Other than that I've been working on various aspects of quite a few different modules. Digital design on another one (that's quite simple in most respects, so not much effort involved) and working on revising a few other modules to solve some minor issues. So I've been spending quite a bit of time jumping around to hardware and software and getting back into VHDL and now just starting to figure out what a IO Node really is.
Work has been fun though. Every Friday at the end of the day the group gets together for a "meeting" where we just sit around and talk about whatever or watch the latest random stuff on the Internet, or even sometimes play Xbox360 or watch movies like Office Space. At the end of last week one of the managers decided to take some extra Coke bottles from a meeting earlier that week, get some Mentos, and experiment out in the parking lot making Coke fountains. So it's pretty much a variety of different work with other random things intersparsed, sort of like grad school I guess.

Other than work, we've spent a lot of time doing different things around Austin, San Antonio, and Houston. We've been to San Antonio 3 times now (Sea World twice, the riverwalk, Alamo, Ripley's believe it or not haunted museum, Guiness book of world records museum). We went to Houston to visit Matt and Lauren once so far. Around here we've been up to Lake Travis and a smaller lake that's near our apartment. We bought bikes, but then I got a cold and since then it's been around 100 every day so we haven't gone out riding yet.

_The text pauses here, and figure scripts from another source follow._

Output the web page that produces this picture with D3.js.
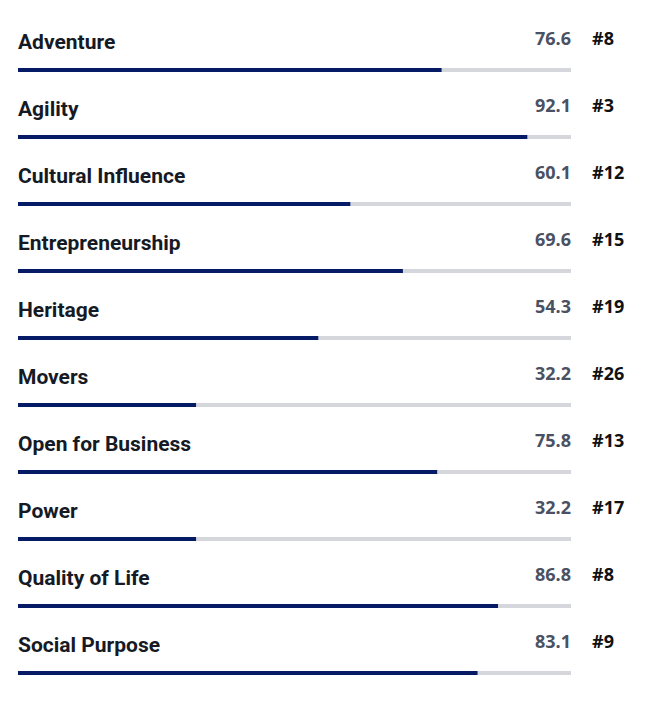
<!DOCTYPE html>
<html><head><meta charset="utf-8">
<script src="https://cdn.jsdelivr.net/npm/d3@7"></script>
<style>body{margin:0;background:#fff;}</style>
</head><body>
<svg id="c" width="669" height="715"></svg>
<script>
const categories = ["Adventure","Agility","Cultural Influence","Entrepreneurship","Heritage","Movers","Open for Business","Power","Quality of Life","Social Purpose"];
const scores = [76.6, 92.1, 60.1, 69.6, 54.3, 32.2, 75.8, 32.2, 86.8, 83.1];
const ranks = ["#8","#3","#12","#15","#19","#26","#13","#17","#8","#9"];
const domainMax = 100;

const svg = d3.select("#c");
const x = d3.scaleLinear().domain([0, domainMax]).range([18, 571]);
const y = d3.scaleBand().domain(categories).range([2, 672]);

const g = svg.selectAll("g.row").data(categories).join("g")
  .attr("class","row")
  .attr("transform", d => `translate(0,${y(d)})`);

g.append("rect").attr("x", x(0)).attr("y", 66).attr("width", x(domainMax)-x(0)).attr("height", 4).attr("fill", "#d5d7dc");
g.append("rect").attr("x", x(0)).attr("y", 66).attr("width", (d,i) => x(scores[i]) - x(0)).attr("height", 4).attr("fill", "#061b66");

g.append("text").attr("x", 18).attr("y", 47).text(d => d)
  .attr("font-family","Roboto").attr("font-weight","700").attr("font-size","21px").attr("fill","#151a24");
g.append("text").attr("x", 571).attr("y", 42.5).attr("text-anchor","end").text((d,i) => scores[i].toFixed(1))
  .attr("font-family","'Open Sans'").attr("font-weight","700").attr("font-size","18px").attr("fill","#4a5163");
g.append("text").attr("x", 592).attr("y", 42.5).text((d,i) => ranks[i])
  .attr("font-family","'Open Sans'").attr("font-weight","700").attr("font-size","18px").attr("fill","#111");
</script>
</body></html>
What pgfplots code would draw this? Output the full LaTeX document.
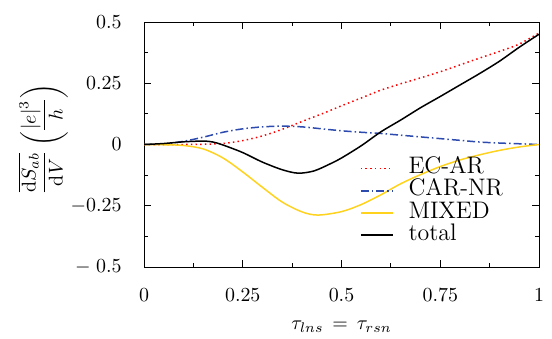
\documentclass[border=0pt]{standalone}
\usepackage{pgfplots}
\pgfplotsset{compat=1.18}
\usetikzlibrary{calc}
\definecolor{cblue}{RGB}{45,75,175}
\definecolor{cyellow}{RGB}{255,210,30}
\begin{document}
\begin{tikzpicture}
\begin{axis}[
  name=ax,
  scale only axis, width=197.5bp, height=122.5bp,
  xmin=0, xmax=1, ymin=-0.5, ymax=0.5,
  xtick={0,0.25,0.5,0.75,1}, xticklabels={$0$,$0.25$,$0.5$,$0.75$,$1$},
  ytick={-0.5,-0.25,0,0.25,0.5}, yticklabels={$-\;0.5$,$-0.25$,$0$,$0.25$,$0.5$},
  minor tick num=1,
  tick align=inside, major tick length=3.5bp, minor tick length=2bp,
  tick style={black, line width=0.4pt},
  xticklabel style={yshift=-7.2bp},
  yticklabel style={xshift=-7.7bp},
  xlabel={$\tau_{lns}\,=\,\tau_{rsn}$},
  xlabel style={at={(axis description cs:0.5,-0.245)}, anchor=center},
  ylabel={$\displaystyle\frac{\overline{\mathrm{d}S_{ab}}}{\mathrm{d}V}\left(\frac{|e|^3}{h}\right)$},
  ylabel style={at={(axis description cs:-0.256,0.522)}, anchor=center},
  legend style={at={(0.547,0.447)}, anchor=north west, draw=none, fill=none,
    inner sep=0pt, outer sep=0pt, font=\large, row sep=0pt, column sep=7.5bp,
    nodes={inner sep=0pt, text height=8.1bp, text depth=3bp}},
  legend cell align=left,
  legend image code/.code={\draw[#1] (0bp,0bp) -- (16bp,0bp);},
  every axis plot/.append style={line width=0.75pt},
]
\addplot[red, dash pattern=on 0.75pt off 1.6pt, smooth] coordinates {
(0,0) (0.05,0) (0.1,0) (0.15,0.001) (0.2,0.004) (0.25,0.016) (0.3,0.035)
(0.35,0.062) (0.4,0.094) (0.45,0.125) (0.5,0.158) (0.55,0.19) (0.6,0.222)
(0.65,0.248) (0.7,0.272) (0.75,0.297) (0.8,0.325) (0.85,0.353) (0.9,0.38)
(0.95,0.41) (1.0,0.455)};
\addlegendentry{EC-AR}
\addplot[cblue, dash pattern=on 4bp off 1.5bp on 0.75bp off 1.5bp, smooth] coordinates {
(0,0) (0.05,0.002) (0.1,0.013) (0.15,0.03) (0.2,0.05) (0.25,0.064) (0.3,0.072)
(0.35,0.075) (0.4,0.072) (0.45,0.064) (0.5,0.056) (0.55,0.05) (0.6,0.045)
(0.65,0.038) (0.7,0.031) (0.75,0.024) (0.8,0.017) (0.85,0.01) (0.9,0.006)
(0.95,0.003) (1.0,0)};
\addlegendentry{CAR-NR}
\addplot[cyellow, smooth] coordinates {
(0,0) (0.05,-0.001) (0.1,-0.004) (0.15,-0.018) (0.2,-0.055) (0.25,-0.112)
(0.3,-0.175) (0.35,-0.235) (0.4,-0.275) (0.44,-0.288) (0.5,-0.274)
(0.55,-0.245) (0.6,-0.205) (0.65,-0.16) (0.7,-0.123) (0.75,-0.09) (0.8,-0.063)
(0.85,-0.042) (0.9,-0.024) (0.95,-0.01) (1.0,0)};
\addlegendentry{MIXED}
\addplot[black, smooth] coordinates {
(0,0) (0.05,0.004) (0.1,0.011) (0.15,0.014) (0.175,0.01) (0.2,-0.002)
(0.25,-0.033) (0.3,-0.072) (0.35,-0.103) (0.39,-0.117) (0.43,-0.108)
(0.47,-0.08) (0.5,-0.055) (0.55,-0.005) (0.6,0.052) (0.65,0.1) (0.7,0.15)
(0.75,0.196) (0.8,0.243) (0.85,0.29) (0.9,0.34) (0.95,0.397) (1.0,0.45)};
\addlegendentry{total}
\end{axis}
\pgfresetboundingbox
\useasboundingbox ($(ax.south west)+(-72bp,-36bp)$) rectangle ($(ax.north east)+(6.5bp,11bp)$);
\end{tikzpicture}
\end{document}
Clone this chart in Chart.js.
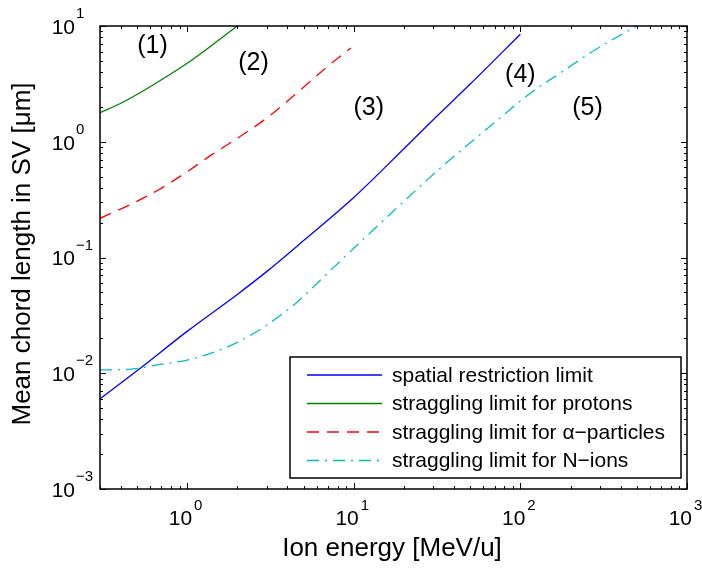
<!DOCTYPE html>
<html>
<head>
<meta charset="utf-8">
<script src="https://cdn.jsdelivr.net/npm/chart.js@4.4.0/dist/chart.umd.min.js"></script>
<style>
  html, body { margin: 0; padding: 0; background: #fff; }
</style>
</head>
<body>
<canvas id="chord" width="702" height="568"></canvas>
<script>
// values (ion energy in MeV/u, chord length in um)
const spatialE = [0.3, 0.5, 1, 2, 3, 5, 10, 20, 30, 50, 100];
const spatialL = [0.006, 0.0105, 0.023, 0.048, 0.0755, 0.14, 0.33, 0.87, 1.55, 3.15, 8.5];

const protonE = [0.3, 0.4, 0.6, 1, 1.5, 2];
const protonL = [1.78, 2.15, 2.99, 4.76, 7.3, 10];

const alphaE = [0.3, 0.45, 0.67, 1, 1.4, 2, 3, 5, 7, 9.6];
const alphaL = [0.218, 0.284, 0.383, 0.55, 0.77, 1.07, 1.6, 2.96, 4.5, 6.46];

const nionE = [0.3, 0.45, 0.66, 1, 1.5, 2, 3, 4.6, 6.6, 10, 16.7, 33, 73, 111, 177, 280, 500];
const nionL = [0.0107, 0.0108, 0.0118, 0.013, 0.0155, 0.0185, 0.026, 0.0415, 0.068, 0.12, 0.24, 0.59, 1.54, 2.53, 4.0, 6.2, 10];

const seriesNames = [
  'spatial restriction limit',
  'straggling limit for protons',
  'straggling limit for \u03b1\u2212particles',
  'straggling limit for N\u2212ions'
];

const regionText = ['(1)', '(2)', '(3)', '(4)', '(5)'];
const regionE = [0.62, 2.5, 12.3, 100, 253];
const regionL = [6.7, 4.8, 1.96, 3.77, 1.96];

const xMajor = [1, 10, 100, 1000];
const xExp = ['0', '1', '2', '3'];
const yMajor = [1e-3, 1e-2, 1e-1, 1, 10];
const yExp = ['\u22123', '\u22122', '\u22121', '0', '1'];

const pts = (xs, ys) => xs.map((x, i) => ({ x: x, y: ys[i] }));

const FONT = 'Arial, "Liberation Sans", Helvetica, sans-serif';

// MATLAB style frame, inward ticks, labels, legend
const matlabAxes = {
  id: 'matlabAxes',
  afterDraw(chart) {
    const ctx = chart.ctx;
    const a = chart.chartArea;
    const sx = chart.scales.x;
    const sy = chart.scales.y;
    ctx.save();

    // minor + major ticks on all four sides
    ctx.strokeStyle = '#000';
    ctx.lineWidth = 1;
    const tick = (px, len, vertical) => {
      ctx.beginPath();
      if (vertical) {
        ctx.moveTo(px, a.bottom); ctx.lineTo(px, a.bottom - len);
        ctx.moveTo(px, a.top); ctx.lineTo(px, a.top + len);
      } else {
        ctx.moveTo(a.left, px); ctx.lineTo(a.left + len, px);
        ctx.moveTo(a.right, px); ctx.lineTo(a.right - len, px);
      }
      ctx.stroke();
    };
    for (let d = 0.1; d <= 100; d *= 10) {
      for (let k = 2; k <= 9; k++) {
        const v = d * k;
        if (v >= 0.3 && v <= 1000) tick(Math.round(sx.getPixelForValue(v)) + 0.5, 3, true);
      }
    }
    xMajor.forEach(v => tick(Math.round(sx.getPixelForValue(v)) + 0.5, 6, true));
    for (let d = 0.001; d < 10; d *= 10) {
      for (let k = 2; k <= 9; k++) tick(Math.round(sy.getPixelForValue(d * k)) + 0.5, 3, false);
    }
    yMajor.forEach(v => tick(Math.round(sy.getPixelForValue(v)) + 0.5, 6, false));

    // frame
    ctx.lineWidth = 1.5;
    ctx.strokeRect(a.left, a.top, a.right - a.left, a.bottom - a.top);

    // tick labels 10^n
    ctx.fillStyle = '#000';
    ctx.textBaseline = 'middle';
    xMajor.forEach((v, i) => {
      const px = sx.getPixelForValue(v);
      ctx.font = '21px ' + FONT;
      ctx.textAlign = 'right';
      ctx.fillText('10', px + 5, 519);
      ctx.font = '15px ' + FONT;
      ctx.textAlign = 'left';
      ctx.fillText(xExp[i], px + 7, 506);
    });
    yMajor.forEach((v, i) => {
      const py = sy.getPixelForValue(v);
      ctx.font = '21px ' + FONT;
      ctx.textAlign = 'right';
      ctx.fillText('10', 75, py + 2);
      ctx.font = '15px ' + FONT;
      ctx.textAlign = 'left';
      ctx.fillText(yExp[i], 76, py - 12);
    });

    // axis titles
    ctx.font = '26px ' + FONT;
    ctx.textAlign = 'center';
    ctx.fillText('Ion energy [MeV/u]', 392, 549);
    ctx.save();
    ctx.translate(23, 254);
    ctx.rotate(-Math.PI / 2);
    ctx.fillText('Mean chord length in SV [\u03bcm]', 0, 0);
    ctx.restore();

    // region labels
    ctx.font = '25px ' + FONT;
    regionText.forEach((t, i) => {
      ctx.fillText(t, sx.getPixelForValue(regionE[i]), sy.getPixelForValue(regionL[i]));
    });

    // legend box
    const bx = 290, by = 357, bw = 391, bh = 121;
    ctx.fillStyle = '#fff';
    ctx.fillRect(bx, by, bw, bh);
    ctx.strokeStyle = '#000';
    ctx.lineWidth = 1.5;
    ctx.strokeRect(bx, by, bw, bh);
    ctx.font = '21px ' + FONT;
    ctx.textAlign = 'left';
    chart.data.datasets.forEach((ds, i) => {
      const ry = 375 + i * 28.5;
      ctx.strokeStyle = ds.borderColor;
      ctx.lineWidth = ds.borderWidth;
      ctx.setLineDash(ds.borderDash || []);
      ctx.beginPath();
      ctx.moveTo(307, ry);
      ctx.lineTo(382, ry);
      ctx.stroke();
      ctx.setLineDash([]);
      ctx.fillStyle = '#000';
      ctx.fillText(ds.label, 392, ry + 1);
    });
    ctx.restore();
  }
};

new Chart(document.getElementById('chord'), {
  type: 'line',
  data: {
    datasets: [
      {
        label: seriesNames[0],
        data: pts(spatialE, spatialL),
        borderColor: '#0000ff',
        borderWidth: 1.3,
      },
      {
        label: seriesNames[1],
        data: pts(protonE, protonL),
        borderColor: '#008000',
        borderWidth: 1.3,
      },
      {
        label: seriesNames[2],
        data: pts(alphaE, alphaL),
        borderColor: '#ff0000',
        borderWidth: 1.3,
        borderDash: [12, 8],
      },
      {
        label: seriesNames[3],
        data: pts(nionE, nionL),
        borderColor: '#00bfbf',
        borderWidth: 1.3,
        borderDash: [12, 6, 2, 6],
      },
    ],
  },
  options: {
    responsive: false,
    animation: false,
    devicePixelRatio: 1,
    layout: { padding: { left: 100, right: 15, top: 26, bottom: 79 } },
    elements: {
      point: { radius: 0 },
      line: { cubicInterpolationMode: 'monotone', fill: false },
    },
    plugins: { legend: { display: false }, tooltip: { enabled: false } },
    scales: {
      x: { type: 'logarithmic', min: 0.3, max: 1000, display: false },
      y: { type: 'logarithmic', min: 0.001, max: 10, display: false },
    },
  },
  plugins: [matlabAxes],
});
</script>
</body>
</html>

Liz is looking to start a new business doing some advertising here. I just bought a new printer for her and helped her design a logo (which she liked). Right now she's working part-time at Cato, a clothing store that she likes.

Still working on the robot board a bit, well a brand new version of it actually. It's a much-improved version that may actually go somewhere (or at least I hope so).

Well that's a quick overview of the last 4 or so months I guess. I'll leave with one more though though that I made me want to get back and post things here. I received an ad from my insurance company trying to sell me what I guess would be identity insurance. For $25/year I can protect myself against identity theft. I think it's sad that I have to spend more of my money so that someone steals something that I don't even have control over or can necessarily check on every day for free (oh yes you have to pay to see your credit score and all that data too so you can't even check for free except once per year). So why do I have to spend my money to guard something I can't even see? And then if someone does steal it, it costs even more to get it back. I guess that sort of is like a real object, but the thought of insuring something virtual like an identity seems so different, or maybe that's just the way the 21st century is.